Launch availability won't matter to me as I am not building for a few months, but Ampere is a hot mess as far as I am concerned as an architecture and being on Samsung "8"nm. Sure, like Fermi prior, it performs, but it's got its problems and Nvidia is sandbagging on VRAM.
If Big Navi meets, is close to, or beats Ampere and is priced well, I will be jumping back over to Radeon for my next build, no problem. I've been on two Nvidia cards since my last Radeon cards. I'm ready.
I expect Ampere to refresh on 7nm and that will help. It won't be a magic bullet, but I expect it will alleviate some issues they have being on "8"nm from a power and yields perspective, and maybe clocks too. I think it's Fermi 1 to Fermi 2 all over again.
AdoredTV did an interesting analysis on VRAM going back to Fermi and how we generally saw a doubling for each tier each new generation. And Ti cards were typically half of a Titan. Then it started to get weird with Pascal and going into Turing and Ampere hasn't really progressed and if their marketing is believed can be seen as a regression if the 3080 is supposed to be a replacement for the 2080 Ti (Nvidia does keep calling 3080 their new "flagship" yet continually compares it to the 2080 on charts more than 2080 Ti which was flagship of last gen). More credence that the 3090 is a replacement for the 2080 Ti, not the Titan RTX, while having a $300 price hike.
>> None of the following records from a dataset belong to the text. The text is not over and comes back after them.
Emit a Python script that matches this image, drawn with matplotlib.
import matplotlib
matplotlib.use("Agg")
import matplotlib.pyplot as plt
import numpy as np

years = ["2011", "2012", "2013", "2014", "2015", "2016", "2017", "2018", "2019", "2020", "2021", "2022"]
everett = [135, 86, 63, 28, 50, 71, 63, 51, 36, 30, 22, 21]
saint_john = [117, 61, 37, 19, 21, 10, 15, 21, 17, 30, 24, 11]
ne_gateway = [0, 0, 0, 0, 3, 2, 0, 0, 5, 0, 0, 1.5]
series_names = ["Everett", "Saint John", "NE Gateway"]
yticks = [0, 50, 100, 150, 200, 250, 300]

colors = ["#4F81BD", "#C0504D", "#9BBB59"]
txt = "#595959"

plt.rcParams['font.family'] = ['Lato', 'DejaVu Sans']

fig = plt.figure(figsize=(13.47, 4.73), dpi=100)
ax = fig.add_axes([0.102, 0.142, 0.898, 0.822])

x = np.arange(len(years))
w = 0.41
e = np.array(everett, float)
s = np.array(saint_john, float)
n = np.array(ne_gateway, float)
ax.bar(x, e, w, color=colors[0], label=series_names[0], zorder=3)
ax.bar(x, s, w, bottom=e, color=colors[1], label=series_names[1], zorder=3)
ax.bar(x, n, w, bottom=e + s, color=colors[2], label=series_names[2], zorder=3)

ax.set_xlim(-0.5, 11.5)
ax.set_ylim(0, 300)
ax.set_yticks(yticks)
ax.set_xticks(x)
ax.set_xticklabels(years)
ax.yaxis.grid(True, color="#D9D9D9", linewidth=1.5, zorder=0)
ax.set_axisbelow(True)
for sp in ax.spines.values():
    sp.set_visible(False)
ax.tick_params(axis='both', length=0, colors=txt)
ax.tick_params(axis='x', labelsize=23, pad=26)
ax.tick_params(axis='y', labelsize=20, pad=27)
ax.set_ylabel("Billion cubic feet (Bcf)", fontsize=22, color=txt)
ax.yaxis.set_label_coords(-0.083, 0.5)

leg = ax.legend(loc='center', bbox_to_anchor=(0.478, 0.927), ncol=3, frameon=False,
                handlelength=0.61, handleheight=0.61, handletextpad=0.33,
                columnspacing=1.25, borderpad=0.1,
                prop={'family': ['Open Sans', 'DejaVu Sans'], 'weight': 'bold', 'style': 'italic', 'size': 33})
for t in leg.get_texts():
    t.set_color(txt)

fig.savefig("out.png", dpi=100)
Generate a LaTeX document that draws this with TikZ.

Fermi mid-range: 1GB (GTX 460/560)
Fermi high-end: 1.5GB (GTX 480/580)
Kepler mid-range: 2GB (GTX 680)
Kepler high-end: 3GB (GTX 780 Ti)
Kepler Titan: 6GB (OG Titan)
Maxwell mid-range: 4GB (GTX 980)
Maxwell high end: 6GB (GTX 980 Ti)
Maxwell Titan: 12 GB (Titan X)
Pascal mid-range: 8GB (GTX 1080)
Pascal high-end: 11GB (GTX 1080 Ti)
Pascal Titan: 12GB (Titan Xp)
Turing mid-range: 8GB (RTX 2080/2080 Super)
Turing high-end: 11GB (RTX 2080 Ti)
Turing Titan: 24GB (Titan RTX)
Ampere mid-range: 10GB (RTX 3080)
Ampere high-end: 24GB (RTX 3090)
Ampere Titan: there isn't one (48GB if one comes out?)